11. « Plutôt qu'à une phrase, le vers semble ainsi pareil à un mot, dont on ne saurait non plus changer ni modifier les lettres, sans lui retirer sa nature même. Pourtant il n'est pas tout à fait un mot, mais une addition, une combinaison de mots divers, dont chacun garde une certaine autonomie, et tolère même d'être à part considéré, comme il arrive dans l'explication de textes. Reste que cette explication n'est jamais tout à fait satisfaisante, ni complète; comme si la synthèse de ces mots se voyait douée d'une vertu nouvelle, qui n'était pas dans les éléments.

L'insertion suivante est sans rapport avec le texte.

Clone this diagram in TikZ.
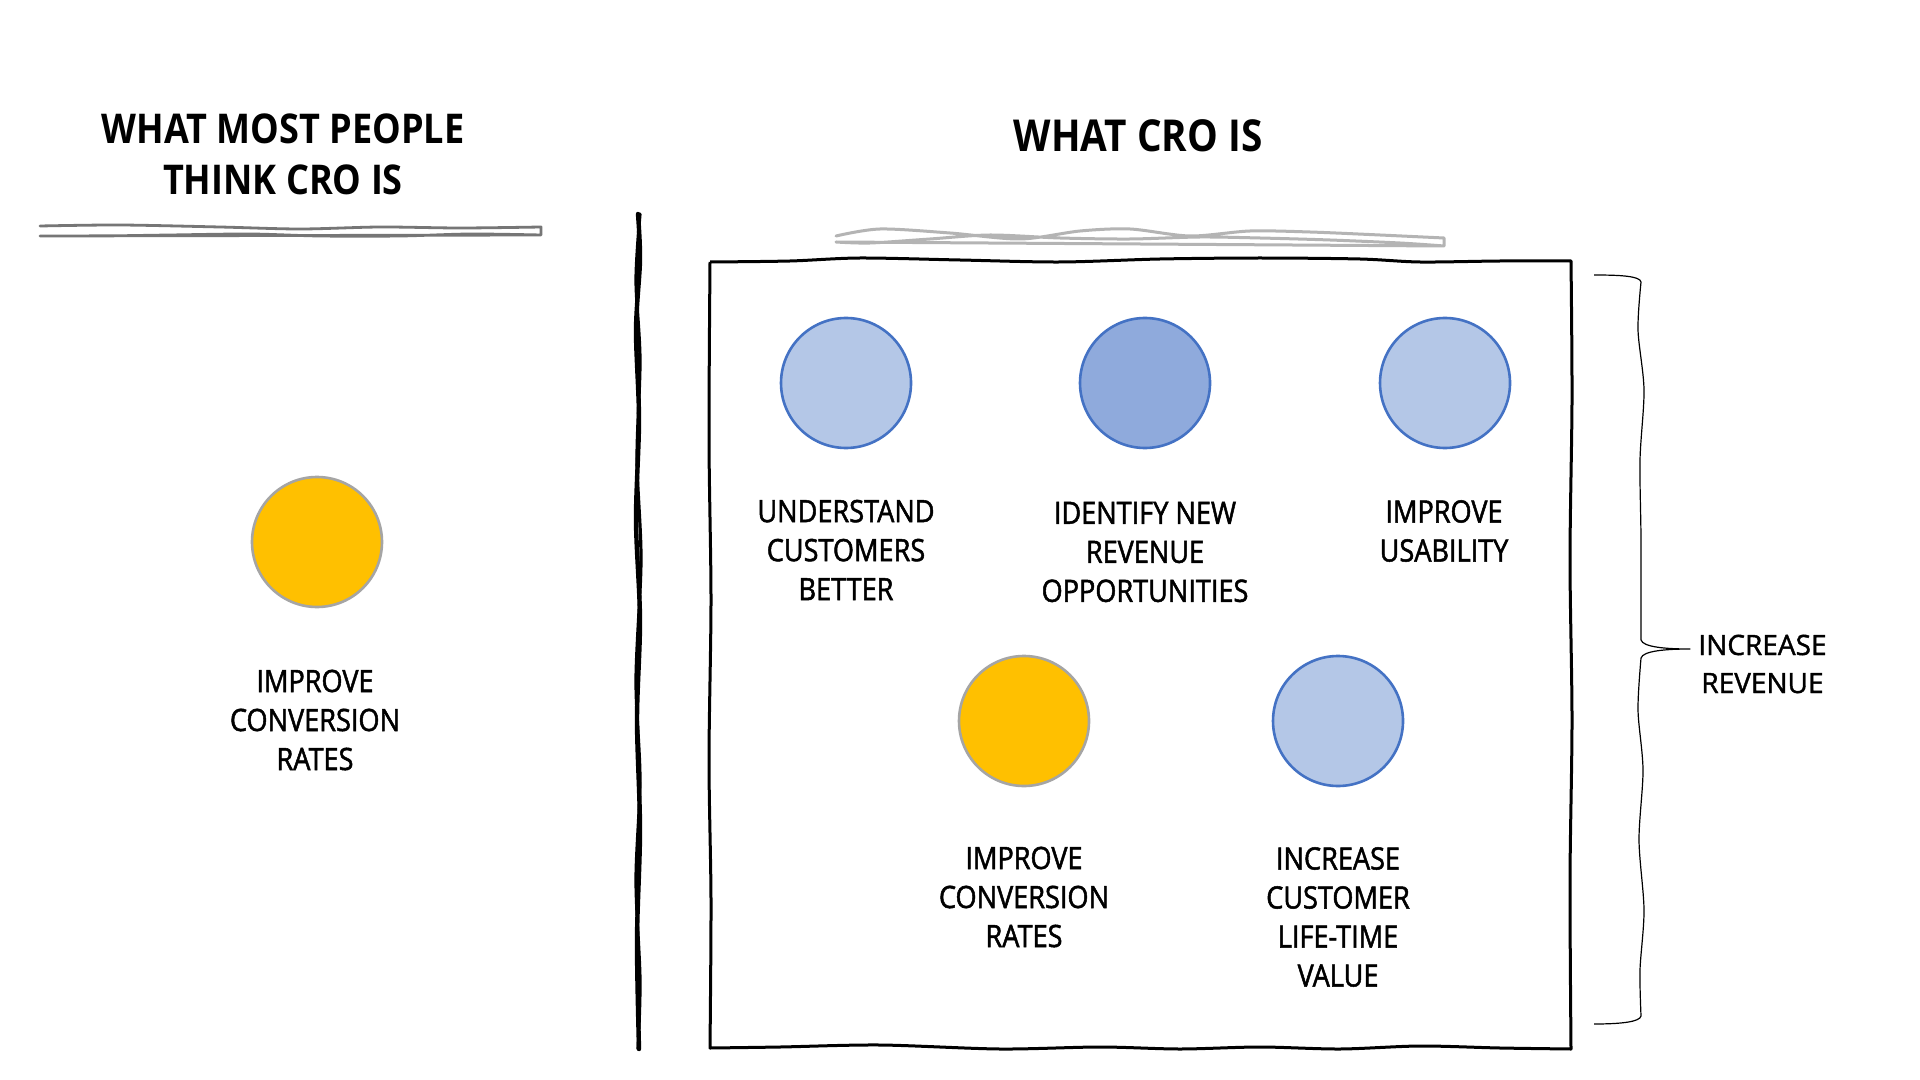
\documentclass[tikz,border=0pt]{standalone}
\usepackage{fontspec}
\setmainfont{Open Sans}
\newfontfamily\handfont[FakeStretch=0.88,FakeBold=1.6]{Open Sans}
\newfontfamily\titlefont[FakeStretch=0.88]{Open Sans}
\newfontfamily\wideface[FakeBold=1.4]{Open Sans}
\definecolor{blueL}{HTML}{B4C7E7}
\definecolor{blueM}{HTML}{8FAADC}
\definecolor{blueS}{HTML}{4472C4}
\definecolor{yel}{HTML}{FFC000}
\definecolor{yelS}{HTML}{A5A5A5}
\definecolor{lineG}{HTML}{767676}
\definecolor{lineL}{HTML}{B4B4B4}
\begin{document}
\begin{tikzpicture}[x=0.5pt,y=-0.5pt,
  dot/.style={circle, minimum size=65pt, inner sep=0pt, line width=1.3pt},
  bluedot/.style={dot, fill=blueL, draw=blueS},
  bluedotm/.style={dot, fill=blueM, draw=blueS},
  yeldot/.style={dot, fill=yel, draw=yelS},
  lbl/.style={align=center, inner sep=0pt, font=\handfont\fontsize{15.4}{19.5}\selectfont},
  ttl/.style={align=center, inner sep=0pt, font=\titlefont\bfseries\fontsize{20.5}{25.5}\selectfont},
  ttlR/.style={align=center, inner sep=0pt, font=\titlefont\bfseries\fontsize{22}{27}\selectfont},
  rev/.style={align=center, inner sep=0pt, font=\wideface\fontsize{14}{19}\selectfont},
  sketch/.style={line width=1.5pt, line join=round, line cap=round}
]
\useasboundingbox[fill=white] (0,0) rectangle (1920,1080);

% ---------- left side ----------
\node[ttl] (ltitle) at (283,154) {WHAT MOST PEOPLE\\THINK CRO IS};
\draw[sketch, draw=lineG, line width=1.4pt]
  plot[smooth] coordinates {(40,226) (120,225) (220,227) (300,229) (380,227) (460,228) (541,227)}
  -- (541,235)
  plot[smooth] coordinates {(541,235) (470,234) (400,236) (320,236) (250,234) (170,235) (100,236) (40,236)}
  -- cycle;

\node[yeldot] (lcirc) at (317,542) {};
\node[lbl] (llabel) at (315,720) {IMPROVE\\CONVERSION\\RATES};

% ---------- divider ----------
\draw[line width=2.2pt, line cap=round]
  plot[smooth] coordinates {(638,214) (640,260) (636,330) (639,420) (636,520) (640,620) (637,720) (640,830) (637,940) (639,1049)};
\draw[line width=1.6pt, line cap=round]
  plot[smooth] coordinates {(640,214) (636,280) (640,360) (637,460) (641,560) (636,680) (640,780) (636,880) (640,980) (638,1049)};

% ---------- right side ----------
\node[ttlR] (rtitle) at (1138,136) {WHAT CRO IS};
\draw[sketch, draw=lineL, line width=1.5pt]
  plot[smooth] coordinates {(836,236) (880,229) (950,233) (1020,239) (1080,231) (1130,229) (1190,236) (1250,231) (1310,232) (1380,235) (1444,238)}
  -- (1444,246)
  plot[smooth] coordinates {(1444,246) (1400,243) (1330,240) (1260,238) (1200,237) (1130,239) (1060,238) (990,235) (930,239) (870,243) (836,242)}
  -- cycle;

% box
\draw[line width=1.5pt, line join=round]
  plot[smooth] coordinates {(710,262) (790,261) (860,258) (960,260) (1060,262) (1160,259) (1260,258) (1360,259) (1420,262) (1500,261) (1571,261)}
  -- plot[smooth] coordinates {(1571,261) (1572,400) (1570,560) (1572,720) (1570,880) (1571,1049)}
  -- plot[smooth] coordinates {(1571,1049) (1500,1048) (1420,1046) (1340,1049) (1260,1047) (1180,1049) (1100,1047) (1000,1049) (880,1045) (780,1047) (710,1048)}
  -- plot[smooth] coordinates {(710,1048) (711,900) (709,760) (711,600) (709,440) (710,262)};

\node[bluedot]  (c1) at (846,383) {};
\node[bluedotm] (c2) at (1145,383) {};
\node[bluedot]  (c3) at (1445,383) {};
\node[yeldot]   (c4) at (1024,721) {};
\node[bluedot]  (c5) at (1338,721) {};

\node[lbl] (l1) at (846,550) {UNDERSTAND\\CUSTOMERS\\BETTER};
\node[lbl] (l2) at (1145,552) {IDENTIFY NEW\\REVENUE\\OPPORTUNITIES};
\node[lbl] (l3) at (1444,531) {IMPROVE\\USABILITY};
\node[lbl] (l4) at (1024,897) {IMPROVE\\CONVERSION\\RATES};
\node[lbl] (l5) at (1338,917) {INCREASE\\CUSTOMER\\LIFE-TIME\\VALUE};

% ---------- brace ----------
\coordinate (btop) at (1594,275);
\coordinate (btip) at (1690,649);
\coordinate (bbot) at (1594,1024);
\draw[line width=0.6pt, line join=round]
  (btop) .. controls (1620,275) and (1640,276) .. (1641,282)
  plot[smooth] coordinates {(1641,282) (1638,330) (1644,390) (1640,460) (1641,540) (1641,640)}
  .. controls (1643,647) and (1665,649) .. (btip)
  .. controls (1665,649) and (1643,651) .. (1641,658)
  plot[smooth] coordinates {(1641,658) (1638,710) (1643,770) (1639,840) (1644,910) (1640,970) (1641,1016)}
  .. controls (1640,1022) and (1620,1024) .. (bbot);
\node[rev, anchor=west] (revtxt) at (1698,664) {INCREASE\\REVENUE};

\end{tikzpicture}
\end{document}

Ainsi en va-t-il, dans un autre domaine, du volume par rapport au plan, du plan par rapport à la ligne. Car le volume est fait de plans, et le plan de lignes. Et pourtant il y a aussi dans le volume ce qui n'était pas dans les plans; dans le plan ce qui n'était pas dans les lignes: une qualité inédite, que l'analyse aussitôt lui retire. » (Jean Paulhan.)

On voit comment une telle conception, transposée dans l'ordre mental, pourrait rendre compte de la « conscience », de l'« esprit », de la « mémoire », toutes catégories auxquelles nous soumettons nos activités, et comme le centre de gravité du fonctionnement cérébral. Qui, malade, ne s'est senti comme la somme irréelle de ses organes? Que sommes-nous, sinon un tableau singulièrement complexe, dont la somme, quoique les contenant toutes et en découlant, échappe en partie aux parties?

La plupart des gens semblent se former de leur esprit une image assez fantastique qui n'est pas sans rapport avec la « chambre obscure» de Locke, quand ce n'est pas un vaste arrière-plan ombreux, sacré, indéfini, du front à la nuque (ou inversement), qui constituerait, en passant parfois par le cœur, le dedans opposé au dehors.

Cette vue conventionnelle et qui n'inquiète que pour mieux rassurer, dernier refuge et ressource de la « profondeur », est quelque peu naïve et cède par trop aux images. Que si l'on considère notre corps (tout psychologue devrait assister à une dissection), il est en effet cet étrange ensemble de muscles, d'os et de nerfs, de lymphe et de sang, et le cerveau possède ses centres que l'on connaît de mieux en mieux (les expériences de microphysiologie sont, à cet égard, passionnantes). Mais plus on avance dans la connaissance du détail, plus l'ensemble s'éclaire et s'obscurcit, devient de plus en plus miraculeux, inexplicable, doué d'une qualité qui échappe aux coordinations les mieux observées. L'invisible, en somme, est ex-primé par le visible, reculé, secrété par lui à chaque instant (et c'est pourquoi il y a quelque naïveté à chercher le « mystère» ou la « vérité» comme quelque chose de constitué, alors qu'il est à tout moment le constituant des choses de l'esprit). L'analyse vient confirmer le mystère. La conscience devient le phénomène insaisissable, d'une disposition que nous pouvons reproduire (et peut -être susciter le jour qui ne saurait être éloigné où l'on sera capable de créer la vie). Elle est tout entière contenue dans sa composition et cependant elle lui échappe ... Mais nous pouvons en faire jouer, en projeter, pour une saisie sensuelle, les visions, le principe. Il serait ainsi souhaitable, pour l'époque révolutionnaire que nous allons vivre (qui n'est pas tellement éloignée du XVI' ou du XVII'), de suspendre la dénomination habituelle des qualités de l' « homme». Et s'occuper de réexaminer la logique. Ce point de vue n'est pas mécaniste, ou rationaliste: il fait simplement sa part à l'insaisissable. On peut attendre beaucoup de sa détermination psychologique (la tendance à employer des mots dissociés - où un élément est fixe et l'autre annonciateur, est signe d'un besoin de l'esprit d'exprimer sur le même plan une double perspective).